Intel's results varied; it handled some programs far better, and some programs far worse. It handled raw processing very well, but I give GCC+LLVM the cake because when put into the context of a larger (normal) program... it did better.

Intel won for out of the box, number crunching on huge data sets.

GCC alone generated the slowest code, though it can be as fast with measurement and nano-optimizations. I prefer to avoid those because the wind may change direction with the next compiler release, so to speak.

I never measured poorly written programs in this test (i.e. results outperformed distributions of popular performance libraries).

Finally, the programs were written over several years, using GCC as the primary compiler in that time.

Update: I was also enabling optimizations/extensions for Core2Duo.
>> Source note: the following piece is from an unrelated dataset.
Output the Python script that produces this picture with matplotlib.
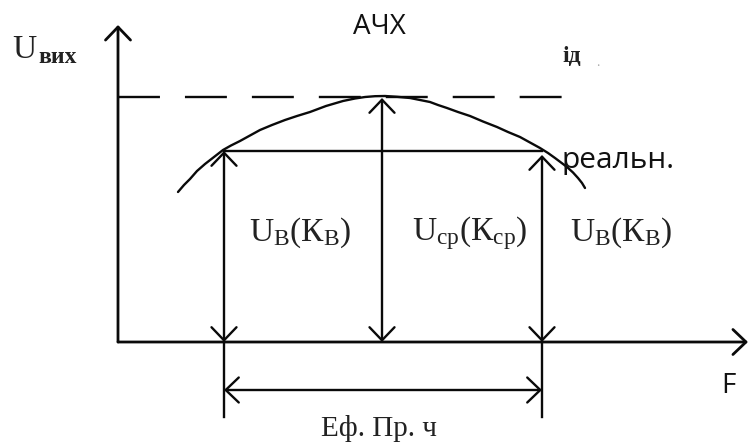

The programs were clean enough to enable strict aliasing.

Justin
Could you elaborate on what you mean by 'for the way you write'?
int3
@int3 In brief, for optimized programs, I write: incredibly strictly/small, force the compiler to evaluate the program, provide specializations/overloads, go out of my way to achieve compile time polymorphism (vs. runtime), provide a much visibility to the compiler, use many language features as intended, const correctness, force inlining, have an incredibly long warning list. I measure and benchmark, no inline asm. Specific to the compiler shootout; I do stop before I rewrite programs to take advantage of vectorization/SIMD insns, (an area Intel's compiler excelled at). I hope that helps.